Sharon completed her medical training (MB., BS (Hons) 1986) and her PhD (1996) in Microbiology at Monash University, Melbourne Australia. She was trained in clinical infectious diseases in Melbourne (FRACP 1996) and did her post-doctoral fellowship with Professor David Ho at the Aaron Diamond Research Centre at the Rockefeller University, New York (1997-1999). David Ho was named Time Man of the Year in 1996 for his major contribution to discovering successful antiviral therapy for HIV. She was Director, Department of Infectious Diseases, Alfred Hospital and Monash University (2003-2014) and co-head of the Centre for Biomedical Research at the Burnet Institute (2011-2014), Melbourne, Australia.

She leads a large multi-disciplinary research team that focuses on understanding why HIV persists on treatment and developing clinical trials aimed at ultimately finding a cure for HIV infection. Her other research and clinical interests include understanding how the immune system recovers following treatment of HIV and the interaction between HIV and other important co-infections including hepatitis B virus. She is widely recognized for her innovative work in understanding how HIV hides on treatment using novel laboratory models and leading several early phase clinical trials of cancer drugs that alter HIV genes. Her clinical trial program is part of a close collaboration with the Department of Infectious Diseases, Alfred Hospital and Monash University.

She has published over 200 publications and her laboratory receives funding from the NHMRC, the National Institutes for Health (NIH), the Wellcome Trust and the American Foundation for AIDS Research. She has extensive collaborations in Asia including Thailand, Malaysia, China and India as well as collaborations with investigators throughout the US and Europe. She is a co-principal investigator for the Delaney AIDS Research Enterprise to find a Cure – a $25million NIH funded program grant of over 30 investigators working on immunological interventions to develop a cure for HIV.

She was the local co-chair of the XXth International AIDS Conference (AIDS2014) which was held in Melbourne July 2015, which attracted over 14,000 participants and was the largest health conference ever held in Australia. In 2015, she became a member of the council of the NHMRC and chairs the newly established NHMRC Health Translation Advisory Committee.

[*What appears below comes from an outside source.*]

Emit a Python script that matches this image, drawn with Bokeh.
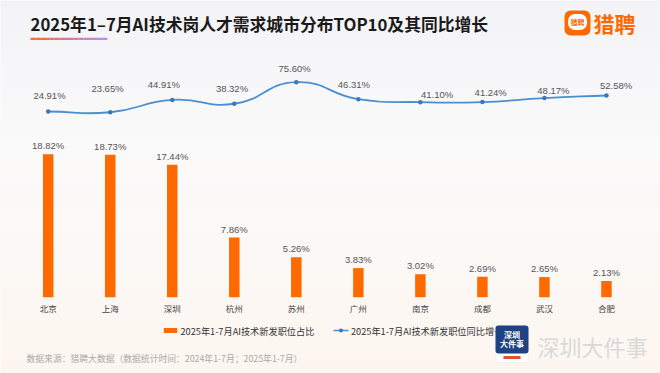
import numpy as np
from bokeh.plotting import figure
from bokeh.models import ColumnDataSource, LabelSet, Label, Range1d, BoxAnnotation
from bokeh.core.properties import value
from bokeh.embed import file_html
from bokeh.resources import INLINE

# ---------------- data ----------------
cities = ["北京", "上海", "深圳", "杭州", "苏州", "广州", "南京", "成都", "武汉", "合肥"]
share = [18.82, 18.73, 17.44, 7.86, 5.26, 3.83, 3.02, 2.69, 2.65, 2.13]
growth = [24.91, 23.65, 44.91, 38.32, 75.60, 46.31, 41.10, 41.24, 48.17, 52.58]
title_text = "2025年1–7月AI技术岗人才需求城市分布TOP10及其同比增长"
legend_bar = "2025年1-7月AI技术新发职位占比"
legend_line = "2025年1-7月AI技术新发职位同比增长"
source_note = "数据来源：猎聘大数据（数据统计时间：2024年1-7月；2025年1-7月）"

# ---------------- style / layout ----------------
W, H = 660, 373
XSTEP = 62.03          # px per category
X0 = 47.7              # px of first category
BAR_ZERO_Y = 296.7     # px from top for 0 %
BAR_SCALE = 7.6        # px per %
LINE_ZERO_Y = 125.4    # px from top for 0 %
LINE_SCALE = 0.578     # px per %
ORANGE = "#ff6a00"
BLUE = "#4a8fd0"
DOT = "#3a78bd"
lbl_dx = [1.3, -2.7, -8.4, -2.3, -1.7, -4.4, 16.7, 8.3, 9.0, 9.7]
lbl_dy = [16, 23.4, 15, 15.4, 13.4, 14.3, 7.7, 10, 7.3, 10.4]

BAR_BASE = H - BAR_ZERO_Y
LINE_BASE = H - LINE_ZERO_Y
xs, xe = -X0 / XSTEP, (W - X0) / XSTEP
ys, ye = -BAR_BASE / BAR_SCALE, (H - BAR_BASE) / BAR_SCALE
ls, le = -LINE_BASE / LINE_SCALE, (H - LINE_BASE) / LINE_SCALE


def dx(px_x):
    return (px_x - X0) / XSTEP


def dy(px_y):
    return ((H - px_y) - BAR_BASE) / BAR_SCALE


p = figure(width=W, height=H, output_backend="svg", toolbar_location=None,
           x_range=Range1d(xs, xe), y_range=Range1d(ys, ye),
           x_axis_location=None, y_axis_location=None, min_border=0,
           outline_line_color=None, background_fill_color="#faf8f7",
           border_fill_color="#faf8f7")
p.grid.visible = False
p.extra_y_ranges = {"growth": Range1d(ls, le)}

# background gradient bands
stops = [(0, (243, 243, 247)), (150, (251, 250, 250)), (373, (253, 246, 240))]


def bg_col(y):
    for (y0, c0), (y1, c1) in zip(stops[:-1], stops[1:]):
        if y0 <= y <= y1:
            t = (y - y0) / (y1 - y0)
            return "#%02x%02x%02x" % tuple(int(round(a + (b - a) * t)) for a, b in zip(c0, c1))
    return "#%02x%02x%02x" % stops[-1][1]


band_top = list(range(0, 380, 8))
p.quad(left=xs, right=xe, top=[dy(t) for t in band_top], bottom=[dy(t + 8) for t in band_top],
       fill_color=[bg_col(t + 4) for t in band_top], line_color=None)

idx = list(range(len(cities)))
src = ColumnDataSource(dict(
    idx=idx, city=cities, share=share, growth=growth,
    share_lbl=["%.2f%%" % v for v in share],
    growth_lbl=["%.2f%%" % v for v in growth],
    gdx=lbl_dx, gdy=lbl_dy,
))

# bars
p.vbar(x="idx", top="share", bottom=0, width=10.5 / XSTEP, source=src,
       fill_color=ORANGE, line_color=None)

# smoothed line (bezier segments, control points derived from the data)
px = np.array(idx, dtype=float) * XSTEP
py = np.array(growth) * LINE_SCALE
n = len(px)
cp_in, cp_out = [], []
for i in range(n):
    prev = (px[i - 1], py[i - 1]) if i > 0 else (px[i], py[i])
    nxt = (px[i + 1], py[i + 1]) if i < n - 1 else (px[i], py[i])
    vx, vy = nxt[0] - prev[0], nxt[1] - prev[1]
    d0 = np.hypot(px[i] - prev[0], py[i] - prev[1])
    d1 = np.hypot(nxt[0] - px[i], nxt[1] - py[i])
    s = d0 + d1 if d0 + d1 > 0 else 1
    cp_in.append((px[i] - vx * 0.5 * d0 / s, py[i] - vy * 0.5 * d0 / s))
    cp_out.append((px[i] + vx * 0.5 * d1 / s, py[i] + vy * 0.5 * d1 / s))
bz = dict(
    x0=[px[i] / XSTEP for i in range(n - 1)], y0=[py[i] / LINE_SCALE for i in range(n - 1)],
    x1=[px[i + 1] / XSTEP for i in range(n - 1)], y1=[py[i + 1] / LINE_SCALE for i in range(n - 1)],
    cx0=[cp_out[i][0] / XSTEP for i in range(n - 1)], cy0=[cp_out[i][1] / LINE_SCALE for i in range(n - 1)],
    cx1=[cp_in[i + 1][0] / XSTEP for i in range(n - 1)], cy1=[cp_in[i + 1][1] / LINE_SCALE for i in range(n - 1)],
)
p.bezier(source=ColumnDataSource(bz), x0="x0", y0="y0", x1="x1", y1="y1",
         cx0="cx0", cy0="cy0", cx1="cx1", cy1="cy1",
         line_color=BLUE, line_width=1.8, y_range_name="growth")
p.scatter(x="idx", y="growth", source=src, size=4.5, fill_color=DOT,
          line_color=None, y_range_name="growth")

NUMFONT = value("Liberation Sans")
CJK = value("Noto Sans CJK SC")

p.add_layout(LabelSet(x="idx", y="share", text="share_lbl", source=src, y_offset=8.3,
                      text_align="center", text_baseline="middle", text_font=NUMFONT,
                      text_font_size="9.5px", text_color="#555555"))
p.add_layout(LabelSet(x="idx", y="growth", text="growth_lbl", source=src,
                      x_offset="gdx", y_offset="gdy", y_range_name="growth",
                      text_align="center", text_baseline="middle", text_font=NUMFONT,
                      text_font_size="9.5px", text_color="#555555"))
p.add_layout(LabelSet(x="idx", y=0, text="city", source=src, y_offset=-10.6,
                      text_align="center", text_baseline="middle", text_font=CJK,
                      text_font_size="8.5px", text_color="#444444"))

# title
p.text(x=[dx(30)], y=[dy(23.3)], text=[title_text], text_baseline="middle",
       text_align="left", text_font=CJK, text_font_style="bold",
       text_font_size="16.8px", text_color="#1a1a1a")
# gradient underline
g0, g1 = (255, 106, 42), (181, 140, 255)
nseg = 16
for k in range(nseg):
    t = (k + 0.5) / nseg
    c = "#%02x%02x%02x" % tuple(int(a + (b - a) * t) for a, b in zip(g0, g1))
    x_a = 30 + (106.7 - 30) * k / nseg
    x_b = 30 + (106.7 - 30) * (k + 1) / nseg
    p.quad(left=dx(x_a), right=dx(x_b) + 0.002, top=dy(37.3), bottom=dy(39.6),
           fill_color=c, line_color=None)

# legend
p.quad(left=dx(163.3), right=dx(176.7), top=dy(327.5), bottom=dy(332.5),
       fill_color=ORANGE, line_color=None)
p.text(x=[dx(180)], y=[dy(330)], text=[legend_bar], text_align="left", text_baseline="middle",
       text_font=CJK, text_font_size="9.2px", text_color="#333333")
p.segment(x0=[dx(333)], y0=[dy(330)], x1=[dx(348)], y1=[dy(330)], line_color=BLUE, line_width=1.5)
p.scatter(x=[dx(340.5)], y=[dy(330)], size=4, fill_color=DOT, line_color=None)
p.text(x=[dx(350.5)], y=[dy(330)], text=[legend_line], text_align="left", text_baseline="middle",
       text_font=CJK, text_font_size="9.2px", text_color="#333333")

# source note
p.text(x=[dx(26)], y=[dy(358)], text=[source_note], text_align="left", text_baseline="middle",
       text_font=CJK, text_font_size="8.8px", text_color="#aaaaaa")

# logo (top right)
p.add_layout(BoxAnnotation(left=dx(564), right=dx(590), top=dy(10), bottom=dy(35),
                           fill_color=ORANGE, fill_alpha=1, line_color=None, border_radius=6))
p.add_layout(BoxAnnotation(left=dx(567.5), right=dx(586.5), top=dy(13.5), bottom=dy(29.5),
                           fill_color="white", fill_alpha=1, line_color=None, border_radius=7))
p.add_layout(Label(x=dx(577), y=dy(21.5), text="猎聘", text_align="center", text_baseline="middle",
                   text_font="Noto Sans CJK SC", text_font_style="bold", text_font_size="7px",
                   text_color=ORANGE))
p.add_layout(Label(x=dx(593), y=dy(22.5), text="猎聘", text_align="left", text_baseline="middle",
                   text_font="Noto Sans CJK SC", text_font_style="bold", text_font_size="21px",
                   text_color=ORANGE))

# watermark
p.add_layout(BoxAnnotation(left=dx(495), right=dx(528), top=dy(325), bottom=dy(362),
                           fill_color="white", fill_alpha=1, line_color="#dddddd", border_radius=3))
p.add_layout(BoxAnnotation(left=dx(495), right=dx(528), top=dy(325), bottom=dy(353),
                           fill_color="#1f4283", fill_alpha=1, line_color=None, border_radius=3))
p.add_layout(BoxAnnotation(left=dx(503), right=dx(520), top=dy(355.5), bottom=dy(358.5),
                           fill_color="#e0533a", fill_alpha=1, line_color=None))
p.add_layout(Label(x=dx(511.5), y=dy(333.5), text="深圳", text_align="center", text_baseline="middle",
                   text_font="Noto Sans CJK SC", text_font_style="bold", text_font_size="8px",
                   text_color="white"))
p.add_layout(Label(x=dx(511.5), y=dy(343), text="大件事", text_align="center", text_baseline="middle",
                   text_font="Noto Sans CJK SC", text_font_style="bold", text_font_size="8px",
                   text_color="white"))
p.add_layout(Label(x=dx(537), y=dy(345), text="深圳大件事", text_align="left", text_baseline="middle",
                   text_font="Noto Sans CJK SC", text_font_size="22px", text_color="#d9d9d9"))

open("out.html", "w").write(file_html(p, INLINE))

In 2014 she was named Melburnian of the Year. This is an award made each year by the City of Melbourne to an inspirational role model who has made an outstanding contribution to the city in their chosen field. This was the first time the award was made to a physician or scientist.

Sharon is married to Bob Milstein, a health lawyer. They have two adult sons, Alex and Max who are mad Essendon supporters. She is a passionate Melburnian!